Earlier on Sunday, senior executives from state-run oil companies ONGC and Bharat Petroleum Corporation Ltd said that the recent increase in petrol and diesel prices reflect the impact of prolonged geopolitical tensions in West Asia, rising global crude oil prices and mounting pressure on oil marketing companies due to under-recoveries.
Months of blockade and disruptions in the Strait of Hormuz have caused high stress in energy shipments across the world, causing rippling effects on economies which are dependant on the Middle East for their oil and gas supplies.
Speaking about the impact of the West Asia conflict, ONGC Director (Exploration) Sushma Rawat noted that the crude oil prices have remained highly volatile amid uncertainty over the conflict.
"Whenever there is a declaration that there is a peace accord, the crude prices start to dip. And when you realise that there is no solution, the prices go up again," Rawat told ANI.
She added that India had so far shielded consumers from the full impact of the surge in global energy prices.
"The government has given relief to the people for 76 days, during which the price has not increased. The price has increased, because the OMCs were taking a hit of almost Rs 1,000 crore a day. How long do you sustain that?" she asked.
Meanwhile, former Marketing Director, BPCL, Sukhmal Kumar Jain also said public sector oil companies had been under severe financial pressure due to rising crude prices and a weakening rupee.
"The public sector oil companies are still in heavy under-recoveries," Jain told ANI, adding that crude prices had risen from around USD 65-70 per barrel to USD 110-115 per barrel during the conflict period. He further noted that India's dependence on imported crude oil had amplified the impact on the economy.
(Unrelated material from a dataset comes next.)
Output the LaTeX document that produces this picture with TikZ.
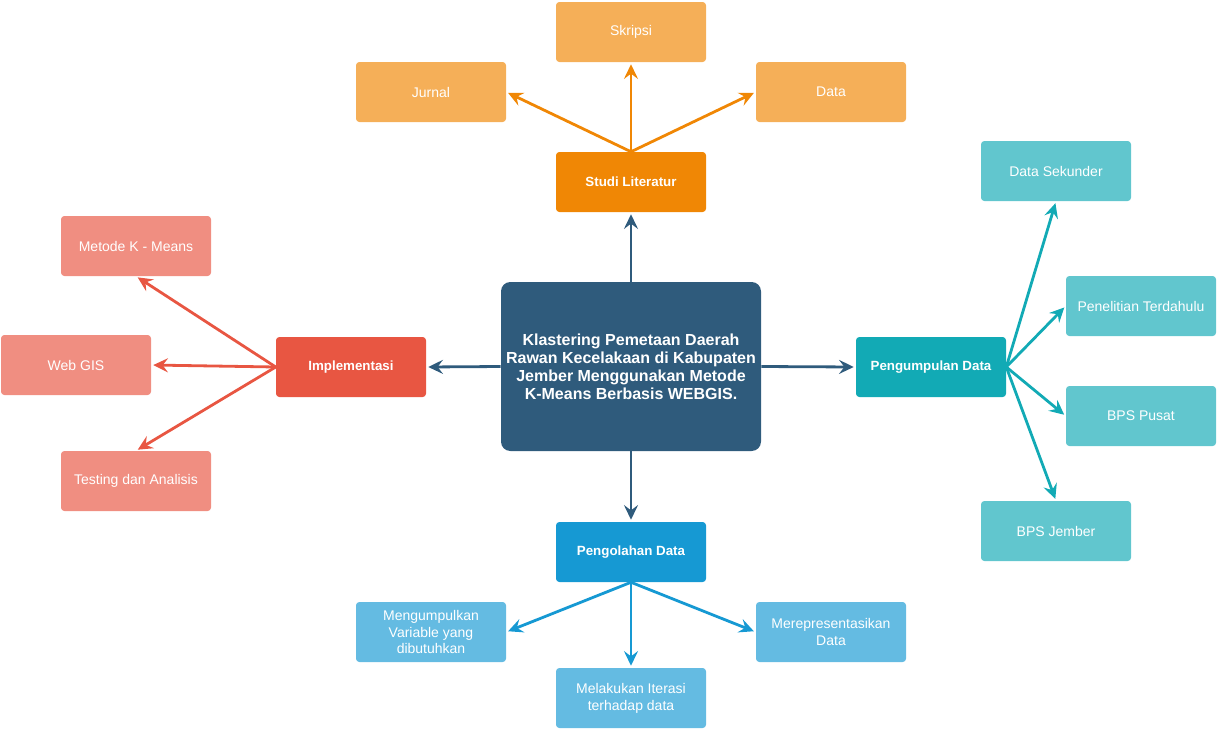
\documentclass[tikz,border=0pt]{standalone}
\usepackage{fontspec}
\setmainfont{Liberation Sans}
\usetikzlibrary{arrows.meta}
\definecolor{orD}{HTML}{F08705}
\definecolor{orL}{HTML}{F5AF58}
\definecolor{reD}{HTML}{E85642}
\definecolor{reL}{HTML}{F08E81}
\definecolor{teD}{HTML}{12AAB5}
\definecolor{teL}{HTML}{61C6CE}
\definecolor{blD}{HTML}{1699D3}
\definecolor{blL}{HTML}{64BBE2}
\definecolor{cen}{HTML}{2F5B7C}
\tikzset{
  box/.style={rectangle, rounded corners=2.5pt, minimum width=112.5pt, minimum height=45pt,
    text=white, align=center, inner sep=2pt, font=\fontsize{10.5}{12.6}\selectfont},
  parentbox/.style={box, font=\fontsize{10}{12}\selectfont\bfseries},
  centerbox/.style={rectangle, rounded corners=7pt, minimum width=195pt, minimum height=126.75pt,
    text=white, align=center, fill=cen, font=\fontsize{12}{13.5}\selectfont\bfseries},
  conn/.style={line width=2.1pt, shorten >=1.5pt,
    -{Stealth[length=11pt, width=10.5pt, inset=4pt]}},
}
\begin{document}
\begin{tikzpicture}[x=0.75pt, y=-0.75pt]
\useasboundingbox (0,0) rectangle (1218,729);

% central
\node[centerbox] (c) at (631,366.5) {Klastering Pemetaan Daerah\\Rawan Kecelakaan di Kabupaten\\Jember Menggunakan Metode\\K-Means Berbasis WEBGIS.};

% parents
\node[parentbox, fill=orD] (sl) at (631,182) {Studi Literatur};
\node[parentbox, fill=reD] (imp) at (351,367) {Implementasi};
\node[parentbox, fill=teD] (pd) at (931,367) {Pengumpulan Data};
\node[parentbox, fill=blD] (po) at (631,552) {Pengolahan Data};

% orange children
\node[box, fill=orL] (skr) at (631,32) {Skripsi};
\node[box, fill=orL] (jur) at (431,92) {Jurnal};
\node[box, fill=orL] (dat) at (831,92) {Data};

% red children
\node[box, fill=reL] (km) at (136,246) {Metode K - Means};
\node[box, fill=reL] (wg) at (76,365) {Web GIS};
\node[box, fill=reL] (ta) at (136,481) {Testing dan Analisis};

% teal children
\node[box, fill=teL] (ds) at (1056,171) {Data Sekunder};
\node[box, fill=teL] (pt) at (1141,306) {Penelitian Terdahulu};
\node[box, fill=teL] (bp) at (1141,416) {BPS Pusat};
\node[box, fill=teL] (bj) at (1056,531) {BPS Jember};

% blue children
\node[box, fill=blL] (mv) at (431,632) {Mengumpulkan\\Variable yang\\dibutuhkan};
\node[box, fill=blL] (mi) at (631,698) {Melakukan Iterasi\\terhadap data};
\node[box, fill=blL] (mr) at (831,632) {Merepresentasikan\\Data};

% central connectors
\draw[conn, cen] (c.north) -- (sl.south);
\draw[conn, cen] (c.west) -- (imp.east);
\draw[conn, cen] (c.east) -- (pd.west);
\draw[conn, cen] (c.south) -- (po.north);

% orange connectors
\draw[conn, orD] (sl.north) -- (jur.east);
\draw[conn, orD] (sl.north) -- (skr.south);
\draw[conn, orD] (sl.north) -- (dat.west);

% red connectors
\draw[conn, reD] (imp.west) -- (km.south);
\draw[conn, reD] (imp.west) -- (wg.east);
\draw[conn, reD] (imp.west) -- (ta.north);

% teal connectors
\draw[conn, teD] (pd.east) -- (ds.south);
\draw[conn, teD] (pd.east) -- (pt.west);
\draw[conn, teD] (pd.east) -- (bp.west);
\draw[conn, teD] (pd.east) -- (bj.north);

% blue connectors
\draw[conn, blD] (po.south) -- (mv.east);
\draw[conn, blD] (po.south) -- (mi.north);
\draw[conn, blD] (po.south) -- (mr.west);
\end{tikzpicture}
\end{document}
Jain also highlighted the India is dependent on imports to meet about 85 per cent of its crude requirements. He said depreciation of the rupee against the US dollar has further increased the burden on oil companies.
"The situation for the oil companies is that the cost is more and the recovery is less," he added.
The recent hike in fuel prices
Petrol and diesel prices were hiked recently on May 23, with OMCs increasing the rates petrol by Rs 0.87 per litre, while diesel prices were raised by Rs 0.91 per litre.
Prior to the revisions in fuel rates, state-run OMCs had claimed they were bearing losses of nearly Rs 1,000 crore per month.
In the global market, oil prices plunged over five percent on hopes of a peace deal to end to the war between the United States and Iran, despite US President Donald Trump downplaying its imminence.
As of around 2300 GMT Sunday, the price of North Sea Brent crude slipped 5.1 percent to $98.22 per barrel, while West Texas Intermediate fell 5.2 percent to $91.57 a barrel before recovering slightly, according to AFP.
Trump has tempered expectations of a ceasefure agreement to end the war, saying in Truth Social post that he had "informed my representatives not to rush into a deal in that time is on our side".
Washington and Tehran have observed a ceasefire since April 8 while mediators push for a negotiated settlement, although Iran has imposed controls on Gulf shipping and US has blockaded Iran's ports.